Though police have been called to the location, requests for comment to the SCPD were not responded to by press time.
Thomas Buttacavoli did not respond to requests for comment via Facebook, though in June in posts to a community Facebook group he denied several claims he was the instigator of an issue with a group of young people at the entrance, saying he had been accosted by the individuals and that police responded and had concurred with his assessment of the situation.
The Town of Brookhaven and police have received numerous complaints of people coming from as far as New York City to come to private beaches on the North Shore, including areas around Cedar Beach in Mount Sinai and Rocky Point, according to several local officials. The town has hired its own private security guard to check for Brookhaven residents along its right of ways, including its access ramp next to the association-owned access.
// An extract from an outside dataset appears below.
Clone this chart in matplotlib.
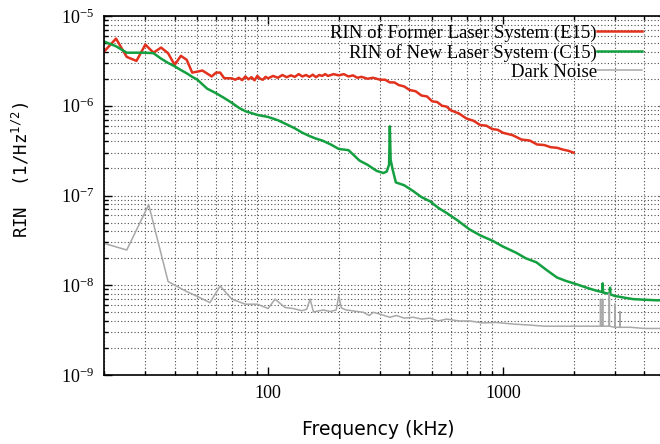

Town Councilwoman Jane Bonner (R-Rocky Point) said she has spoken to the NSBPOA about the security issues. The town-hired guard only checks for some kind of proof of town residency, which could be anything from a driver’s license to a library card. Those residents are allowed up to the mean high tide mark, which is considered public property. Bonner said residents cannot be restricted from accessing that space using a town ramp.
“We have easement agreements with all private associations, this instance at Hallock Landing, that is town property, that is our right of way, and we have permission to use their property for our stormwater infrastructure,” Bonner said. “Hallock Landing is a public access site, and [residents] have been restricted where they shouldn’t have been.”
As an entity, the NSBPOA owns the ramps at three separate locations in Rocky Point, some parts of the roads leading up to the beaches and the clubhouse located right off of Lincoln Drive. The association is very private about its membership as well as the people on its board. The names of trustees are not publicly available on the website.
Part of the Hallock Landing area before the ramps down to the beach is privately owned by the association, and one of the ramps is only accessible by members. The area that is part of the stormwater runoff pipes is owned by Brookhaven and is a town right of way. The private portion goes from the western-most part of the yellow gate to points north and east, as well as the rain garden and parking spaces right of the ramp.
“We have the right to prohibit access to our property to non-dues-paying members at the yellow gate that is in front of the ramp, due north and east of it,” the NSBPOA statement reads. “Public access can only be attained via the town right of way.”